*Your task:* Write out every line of the material as it stands, apart from the pictures.

*Collected data:*

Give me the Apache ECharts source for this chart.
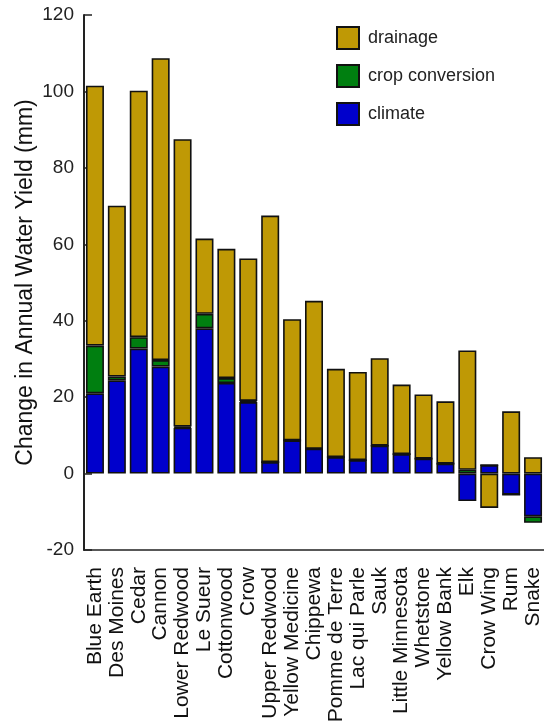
<!DOCTYPE html>
<html>
<head>
<meta charset="utf-8">
<script src="https://cdn.jsdelivr.net/npm/echarts@6/dist/echarts.min.js"></script>
<style>
html, body { margin: 0; padding: 0; background: #fff; }
#chart { width: 544px; height: 726px; }
</style>
</head>
<body>
<div id="chart"></div>
<script>
var rivers = ['Blue Earth', 'Des Moines', 'Cedar', 'Cannon', 'Lower Redwood', 'Le Sueur',
    'Cottonwood', 'Crow', 'Upper Redwood', 'Yellow Medicine', 'Chippewa', 'Pomme de Terre',
    'Lac qui Parle', 'Sauk', 'Little Minnesota', 'Whetstone', 'Yellow Bank', 'Elk',
    'Crow Wing', 'Rum', 'Snake'];
var climate = [21, 24.4, 32.7, 28, 12, 38, 23.7, 18.7, 3, 8.7, 6.5, 4.3, 3.5, 7.3, 5.1, 3.9, 2.6, -7.2, 2.2, -5.5, -11.2];
var cropConversion = [12.5, 1, 3, 1.7, 0.3, 3.8, 1.3, 0.3, 0, 0, 0, 0, 0, 0, 0, 0, 0, 1, 0, 0, -1.7];
var drainage = [68, 44.7, 64.5, 79, 75.2, 19.7, 33.8, 37.3, 64.5, 31.7, 38.7, 23.1, 23.1, 22.9, 18.2, 16.8, 16.3, 31.2, -9, 16.3, 4.3];
var yTicks = { min: -20, max: 120, step: 20 };

var font = 'Liberation Sans, Arial, sans-serif';
function bar(name, data, color) {
    return {
        name: name,
        type: 'bar',
        stack: 'total',
        data: data,
        barWidth: 18,
        itemStyle: { color: color, borderColor: '#111', borderWidth: 1.6 }
    };
}

var option = {
    animation: false,
    textStyle: { fontFamily: font },
    legend: {
        orient: 'vertical',
        left: 336,
        top: 26,
        padding: 0,
        itemWidth: 22,
        itemHeight: 22,
        itemGap: 14,
        icon: 'rect',
        data: ['drainage', 'crop conversion', 'climate'],
        textStyle: { fontSize: 18, color: '#222', fontFamily: font, padding: [0, 0, 0, 4] }
    },
    grid: { left: 84, right: 0, top: 15, bottom: 176 },
    xAxis: {
        type: 'category',
        data: rivers,
        axisLine: { onZero: false, lineStyle: { color: '#222', width: 1.5 } },
        axisTick: { inside: true, length: 6, lineStyle: { color: '#222', width: 1.5 } },
        axisLabel: { rotate: 90, fontSize: 21, color: '#111', margin: 17, interval: 0 }
    },
    yAxis: {
        type: 'value',
        min: yTicks.min,
        max: yTicks.max,
        interval: yTicks.step,
        name: 'Change in Annual Water Yield (mm)',
        nameLocation: 'middle',
        nameGap: 47,
        nameMoveOverlap: false,
        nameTextStyle: { fontSize: 23, color: '#111' },
        splitLine: { show: false },
        axisLine: { show: true, lineStyle: { color: '#222', width: 2 } },
        axisTick: { show: true, inside: true, length: 8, lineStyle: { color: '#222', width: 1.5 } },
        axisLabel: { fontSize: 19, color: '#222', margin: 10 }
    },
    series: [
        bar('climate', climate, '#0000cc'),
        bar('crop conversion', cropConversion, '#007f10'),
        bar('drainage', drainage, '#bf9905')
    ]
};

var chart = echarts.init(document.getElementById('chart'));
chart.setOption(option);
</script>
</body>
</html>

*Answer to the exercise:*
Give me the Apache ECharts source for this chart.
<!DOCTYPE html>
<html>
<head>
<meta charset="utf-8">
<script src="https://cdn.jsdelivr.net/npm/echarts@6/dist/echarts.min.js"></script>
<style>
html, body { margin: 0; padding: 0; background: #fff; }
#chart { width: 544px; height: 726px; }
</style>
</head>
<body>
<div id="chart"></div>
<script>
var rivers = ['Blue Earth', 'Des Moines', 'Cedar', 'Cannon', 'Lower Redwood', 'Le Sueur',
    'Cottonwood', 'Crow', 'Upper Redwood', 'Yellow Medicine', 'Chippewa', 'Pomme de Terre',
    'Lac qui Parle', 'Sauk', 'Little Minnesota', 'Whetstone', 'Yellow Bank', 'Elk',
    'Crow Wing', 'Rum', 'Snake'];
var climate = [21, 24.4, 32.7, 28, 12, 38, 23.7, 18.7, 3, 8.7, 6.5, 4.3, 3.5, 7.3, 5.1, 3.9, 2.6, -7.2, 2.2, -5.5, -11.2];
var cropConversion = [12.5, 1, 3, 1.7, 0.3, 3.8, 1.3, 0.3, 0, 0, 0, 0, 0, 0, 0, 0, 0, 1, 0, 0, -1.7];
var drainage = [68, 44.7, 64.5, 79, 75.2, 19.7, 33.8, 37.3, 64.5, 31.7, 38.7, 23.1, 23.1, 22.9, 18.2, 16.8, 16.3, 31.2, -9, 16.3, 4.3];
var yTicks = { min: -20, max: 120, step: 20 };

var font = 'Liberation Sans, Arial, sans-serif';
function bar(name, data, color) {
    return {
        name: name,
        type: 'bar',
        stack: 'total',
        data: data,
        barWidth: 18,
        itemStyle: { color: color, borderColor: '#111', borderWidth: 1.6 }
    };
}

var option = {
    animation: false,
    textStyle: { fontFamily: font },
    legend: {
        orient: 'vertical',
        left: 336,
        top: 26,
        padding: 0,
        itemWidth: 22,
        itemHeight: 22,
        itemGap: 14,
        icon: 'rect',
        data: ['drainage', 'crop conversion', 'climate'],
        textStyle: { fontSize: 18, color: '#222', fontFamily: font, padding: [0, 0, 0, 4] }
    },
    grid: { left: 84, right: 0, top: 15, bottom: 176 },
    xAxis: {
        type: 'category',
        data: rivers,
        axisLine: { onZero: false, lineStyle: { color: '#222', width: 1.5 } },
        axisTick: { inside: true, length: 6, lineStyle: { color: '#222', width: 1.5 } },
        axisLabel: { rotate: 90, fontSize: 21, color: '#111', margin: 17, interval: 0 }
    },
    yAxis: {
        type: 'value',
        min: yTicks.min,
        max: yTicks.max,
        interval: yTicks.step,
        name: 'Change in Annual Water Yield (mm)',
        nameLocation: 'middle',
        nameGap: 47,
        nameMoveOverlap: false,
        nameTextStyle: { fontSize: 23, color: '#111' },
        splitLine: { show: false },
        axisLine: { show: true, lineStyle: { color: '#222', width: 2 } },
        axisTick: { show: true, inside: true, length: 8, lineStyle: { color: '#222', width: 1.5 } },
        axisLabel: { fontSize: 19, color: '#222', margin: 10 }
    },
    series: [
        bar('climate', climate, '#0000cc'),
        bar('crop conversion', cropConversion, '#007f10'),
        bar('drainage', drainage, '#bf9905')
    ]
};

var chart = echarts.init(document.getElementById('chart'));
chart.setOption(option);
</script>
</body>
</html>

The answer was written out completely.